“THIS IS TOM, ISN’T IT?”


KINDNESS TO ANIMALS.

LAST month a gentleman related an incident in his early life, showing how kindness to the brute creation makes them entirely subservient to our will. Similar experience is familiar to every one of us. This volume would not begin to contain the proofs which come under notice every day of our lives. Your dog or your cat understands your disposition as well as your brother or your sister. Give them a kick as you pass by, pull their ears or tail whenever you get an opportunity, and they will shun you as they would the plague. On the other hand, speak a kind word to them, give them a morsel of food, or fondle them kindly, and they will soon treat you as a friend.

I have a cat who waits for my coming home every night as regularly as the sun. And if, perchance, I do not come at my usual time in the train, she shows her disappointment by mewing. She will roll over as obediently as you ever saw a dog, at the word of command. After supper, when I put on my slippers and take the evening paper, puss takes possession of my lap, and then she seems contented and happy.

Kindness did all this—nothing else. Any cat can be taught to “roll over” in a week’s time. Any cat will be your friend, and love you, if you will treat her well.

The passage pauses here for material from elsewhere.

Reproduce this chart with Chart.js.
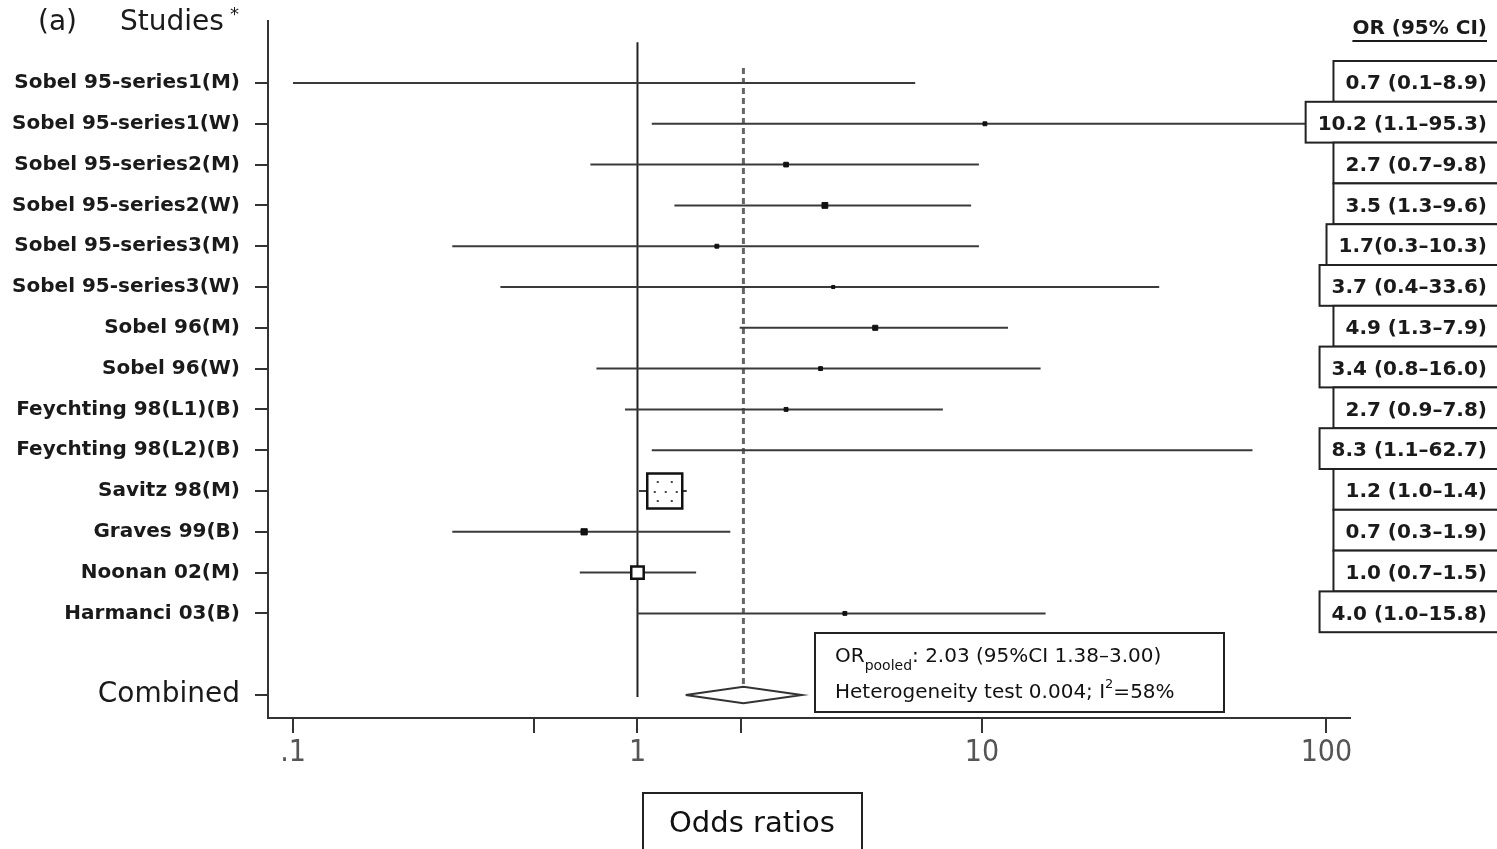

It is precisely thus with wild animals. They know who their friends are as well as you know yours. They don’t need to be told. There is no end of stories about the elephant, the horse, the dog; about their docility, and the affection they have for those who treat them kindly. Even the lion, when brought under the dominion of man, becomes strongly attached to those who treat him with kindness. An instance of this is related of one that was kept in the menagerie of the Tower of London. He had been brought from India, and on the passage was given in charge to one of the sailors. Long before the ship arrived at London, the lion and Jack had become excellent friends. When Nero—as the lion was called—was shut up in his cage in the Tower, he became sulky and savage to such an extent that it was dangerous even for his keeper, who was not over kind to him, to approach him.

After Nero had been a prisoner for some weeks, a party of sailors, Jack being among the number, paid a visit to the menagerie. The keeper warned them not to go near the lion, who every now and then turned round to growl defiance to the spectators.